• [What needs to be done] Below are records that hold pictures; write out only the lines from their start through the line with "seg_inf = [0, 0, 0, 0, 0, 1, 1, 1, 2, 3, 3]", exactly, and drop the pictures.

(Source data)
[START]

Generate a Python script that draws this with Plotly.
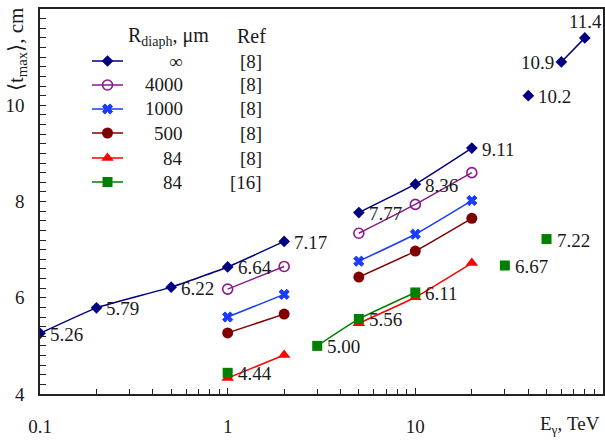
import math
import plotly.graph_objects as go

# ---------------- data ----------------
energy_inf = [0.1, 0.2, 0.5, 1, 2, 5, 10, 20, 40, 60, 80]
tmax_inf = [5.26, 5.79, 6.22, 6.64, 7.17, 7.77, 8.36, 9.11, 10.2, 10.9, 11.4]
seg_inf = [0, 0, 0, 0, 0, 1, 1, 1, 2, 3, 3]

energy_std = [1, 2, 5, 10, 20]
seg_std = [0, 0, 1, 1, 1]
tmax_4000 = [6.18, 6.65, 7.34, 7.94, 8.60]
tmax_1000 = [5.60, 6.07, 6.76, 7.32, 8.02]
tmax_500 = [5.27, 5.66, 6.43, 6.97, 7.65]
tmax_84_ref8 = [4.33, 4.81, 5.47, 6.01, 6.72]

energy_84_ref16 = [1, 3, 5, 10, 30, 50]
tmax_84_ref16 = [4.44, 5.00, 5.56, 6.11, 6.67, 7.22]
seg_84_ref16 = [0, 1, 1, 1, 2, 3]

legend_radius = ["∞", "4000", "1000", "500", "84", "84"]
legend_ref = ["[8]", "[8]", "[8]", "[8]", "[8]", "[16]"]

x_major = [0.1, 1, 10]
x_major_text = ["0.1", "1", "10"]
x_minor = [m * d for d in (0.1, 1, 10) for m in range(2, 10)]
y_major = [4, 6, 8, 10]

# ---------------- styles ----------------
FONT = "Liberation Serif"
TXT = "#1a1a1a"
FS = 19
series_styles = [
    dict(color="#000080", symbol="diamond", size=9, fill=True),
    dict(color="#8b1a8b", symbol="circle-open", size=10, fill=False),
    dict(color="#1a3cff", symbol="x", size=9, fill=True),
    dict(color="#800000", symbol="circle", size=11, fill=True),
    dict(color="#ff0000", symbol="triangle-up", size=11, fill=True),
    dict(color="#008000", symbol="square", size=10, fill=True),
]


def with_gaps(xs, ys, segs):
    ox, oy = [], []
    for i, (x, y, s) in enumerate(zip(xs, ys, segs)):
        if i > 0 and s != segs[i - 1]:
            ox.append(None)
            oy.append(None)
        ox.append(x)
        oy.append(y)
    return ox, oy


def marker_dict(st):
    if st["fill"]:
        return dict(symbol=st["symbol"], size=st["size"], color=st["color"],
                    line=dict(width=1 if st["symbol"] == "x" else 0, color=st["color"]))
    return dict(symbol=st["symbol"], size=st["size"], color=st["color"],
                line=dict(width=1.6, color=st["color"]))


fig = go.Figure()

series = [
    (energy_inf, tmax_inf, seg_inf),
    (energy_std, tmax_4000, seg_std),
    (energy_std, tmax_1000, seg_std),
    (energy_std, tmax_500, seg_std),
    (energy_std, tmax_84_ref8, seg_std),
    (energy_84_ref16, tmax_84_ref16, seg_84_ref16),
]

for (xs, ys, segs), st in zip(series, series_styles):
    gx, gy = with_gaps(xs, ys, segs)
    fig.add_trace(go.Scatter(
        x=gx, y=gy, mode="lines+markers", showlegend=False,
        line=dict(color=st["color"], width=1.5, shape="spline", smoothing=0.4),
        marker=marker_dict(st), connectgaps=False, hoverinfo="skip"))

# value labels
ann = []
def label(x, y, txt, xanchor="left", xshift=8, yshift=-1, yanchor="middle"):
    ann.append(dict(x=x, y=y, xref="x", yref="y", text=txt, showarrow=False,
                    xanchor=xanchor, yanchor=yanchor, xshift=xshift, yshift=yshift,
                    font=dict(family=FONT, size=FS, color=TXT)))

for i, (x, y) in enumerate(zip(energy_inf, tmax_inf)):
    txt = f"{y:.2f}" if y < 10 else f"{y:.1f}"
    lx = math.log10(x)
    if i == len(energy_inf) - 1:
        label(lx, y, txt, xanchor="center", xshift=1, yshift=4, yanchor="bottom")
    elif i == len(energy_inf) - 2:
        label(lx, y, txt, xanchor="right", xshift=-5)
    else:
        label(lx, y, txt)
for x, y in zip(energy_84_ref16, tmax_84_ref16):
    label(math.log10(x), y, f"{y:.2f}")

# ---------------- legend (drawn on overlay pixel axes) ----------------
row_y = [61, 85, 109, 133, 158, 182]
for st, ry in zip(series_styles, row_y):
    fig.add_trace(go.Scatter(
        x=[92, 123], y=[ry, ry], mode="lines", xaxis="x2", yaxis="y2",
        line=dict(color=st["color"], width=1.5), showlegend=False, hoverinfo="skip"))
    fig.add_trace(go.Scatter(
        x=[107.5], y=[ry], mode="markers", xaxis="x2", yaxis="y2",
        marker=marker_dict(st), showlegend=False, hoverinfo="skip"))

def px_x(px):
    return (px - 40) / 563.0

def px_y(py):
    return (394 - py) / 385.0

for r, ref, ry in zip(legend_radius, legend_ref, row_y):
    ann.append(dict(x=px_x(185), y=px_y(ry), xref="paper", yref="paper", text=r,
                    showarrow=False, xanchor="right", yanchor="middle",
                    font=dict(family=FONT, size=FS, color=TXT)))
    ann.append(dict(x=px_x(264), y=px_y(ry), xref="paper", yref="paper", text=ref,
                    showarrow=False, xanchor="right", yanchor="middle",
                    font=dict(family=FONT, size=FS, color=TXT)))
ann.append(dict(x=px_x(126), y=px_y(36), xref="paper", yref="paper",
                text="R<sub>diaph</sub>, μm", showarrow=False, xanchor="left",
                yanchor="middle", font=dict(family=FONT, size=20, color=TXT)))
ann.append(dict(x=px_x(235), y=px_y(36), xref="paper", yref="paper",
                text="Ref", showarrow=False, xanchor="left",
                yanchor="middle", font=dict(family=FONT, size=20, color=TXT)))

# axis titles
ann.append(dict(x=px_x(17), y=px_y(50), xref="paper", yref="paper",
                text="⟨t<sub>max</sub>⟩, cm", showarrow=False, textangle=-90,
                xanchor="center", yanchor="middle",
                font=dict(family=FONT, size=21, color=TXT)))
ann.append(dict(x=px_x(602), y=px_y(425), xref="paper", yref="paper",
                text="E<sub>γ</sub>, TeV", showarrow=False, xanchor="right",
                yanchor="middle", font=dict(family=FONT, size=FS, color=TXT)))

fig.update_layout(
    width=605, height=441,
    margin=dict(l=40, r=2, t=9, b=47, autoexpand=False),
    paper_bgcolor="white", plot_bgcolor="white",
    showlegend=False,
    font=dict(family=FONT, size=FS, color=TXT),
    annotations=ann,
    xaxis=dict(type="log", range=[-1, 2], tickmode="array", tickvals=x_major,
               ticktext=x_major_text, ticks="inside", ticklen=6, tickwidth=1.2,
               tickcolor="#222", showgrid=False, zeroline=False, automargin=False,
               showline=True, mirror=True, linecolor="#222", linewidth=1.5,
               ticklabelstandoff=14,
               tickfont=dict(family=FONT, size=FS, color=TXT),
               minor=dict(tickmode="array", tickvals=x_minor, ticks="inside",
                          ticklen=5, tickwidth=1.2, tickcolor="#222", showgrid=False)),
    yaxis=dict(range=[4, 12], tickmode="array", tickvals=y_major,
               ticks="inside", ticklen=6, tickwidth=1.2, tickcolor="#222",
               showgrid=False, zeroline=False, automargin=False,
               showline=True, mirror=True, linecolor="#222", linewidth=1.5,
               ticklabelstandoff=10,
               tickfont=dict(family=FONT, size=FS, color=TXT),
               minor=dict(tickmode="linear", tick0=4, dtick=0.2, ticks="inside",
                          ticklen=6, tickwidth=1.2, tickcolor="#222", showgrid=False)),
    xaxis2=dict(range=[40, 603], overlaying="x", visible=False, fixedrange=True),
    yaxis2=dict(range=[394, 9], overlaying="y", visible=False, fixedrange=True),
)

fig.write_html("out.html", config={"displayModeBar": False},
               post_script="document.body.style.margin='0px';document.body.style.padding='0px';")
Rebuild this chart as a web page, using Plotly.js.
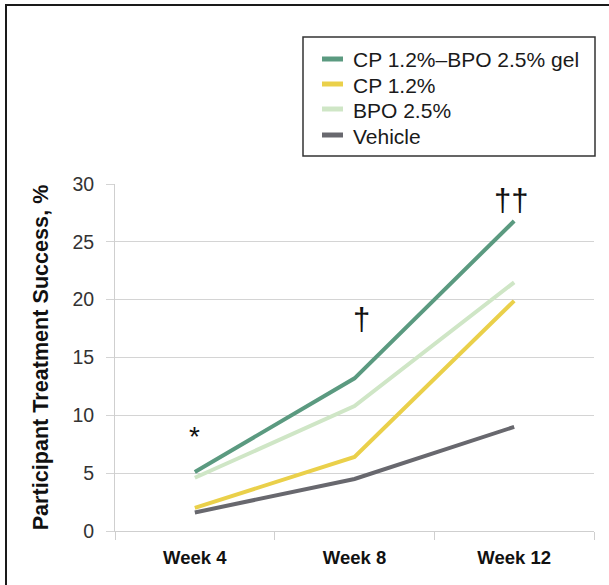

[END]

• [Final result]
Generate a Python script that draws this with Plotly.
import math
import plotly.graph_objects as go

# ---------------- data ----------------
energy_inf = [0.1, 0.2, 0.5, 1, 2, 5, 10, 20, 40, 60, 80]
tmax_inf = [5.26, 5.79, 6.22, 6.64, 7.17, 7.77, 8.36, 9.11, 10.2, 10.9, 11.4]
seg_inf = [0, 0, 0, 0, 0, 1, 1, 1, 2, 3, 3]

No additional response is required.